Sorry for not recognising you as well, but caps are cheating, and somehow I was thinking shorter. But you should have realised the bedraggled thing was me; I did say "I'll be the panicked looking one who turns up at ten past six, runs round looking for you and missing you, stands waiting for a while, does another circuit of the shop, and only then remembers the modern marvel that is mobile telephony". If only I'd realised I was being prophetic at the time, I might have remembered to put on extra deodorant.

So even though it was fairly brief, and did include me attempting to demonstrate just why communism is not an evolutionary stable strategy (even if I said environmentally sustainable strategy; look it's not like anyone actually listens to all those big words, and it's probably "ecologically steady" anyway), and general this-is-awkward-ness (mostly due to me). I think I'd do it again, if offered the chance. It's not everyday one gets to meet a trade unionist, someone who owns a village and, er, I can't really go into the stuff which doesn't make the blog, because there's probably a reason for that. But I was surprised to discover my random fluky guess was right (read his blog and comments elsewhere). And I thought I was being daft.

So that was different (I've just realised how depressing so; oh well). Oh and completely unrelated, other than in a Northern-Line-is-screwed-again way; anyone else noticed those adverts for activities around London? They're done in bulgy multicolour letters on black, with the blocks of words manipulated to make shapes (think 70s). So the one for Camden Lock features a narrowboat made of words. The first three are "canal barge cruises".
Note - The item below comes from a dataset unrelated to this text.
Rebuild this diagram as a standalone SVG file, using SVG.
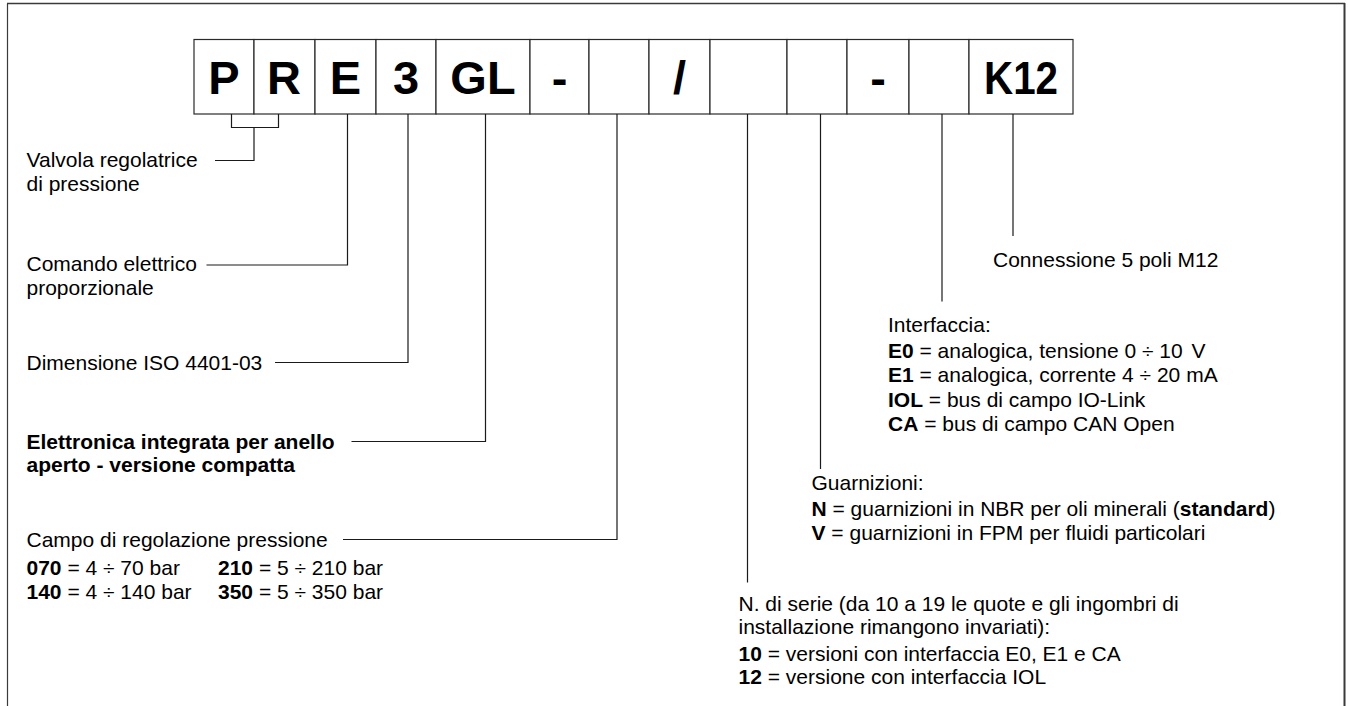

In capitals and with the first letter of the first two words squashed to fit the shape of the boat it reads cANAL bARGE CRUISES. It took me a while to get how "cruises" fits in with the bored ad exe's in joke. It isn't me, is it? That does look like ANAL ARSE, doesn't it? Anyone else suspect they put it in to see how much attention the clients were really paying? And then couldn't quite take it out without making the client aware of their own oversight.

Are the joys of subverting advertising (unless of course they knew people would notice and comment on their foolishness, and so discuss the adverts and promote London by proxy. In which case, well done, and please do come to London; it's a wonderful city. But please, don't get in my way if I'm late).

Anyway, so thank you Sin; I hope there's a next time, preferably a longer next time. But only after your exams, because otherwise I'd just feel guilty (even if you wouldn't). And what are you doing on the 29th (er, just remembered this isn't email)?

Better go and grab food.


I most certainly am not American. :) Just the (by)product of that nation's educational system, which on a daily basis seems more and more appealing, especially as my exams loom.

I actually figured it was something like dyslexia, or maybe a slight hearing issue. Don't worry, you didn't miss anything particularly entertaining.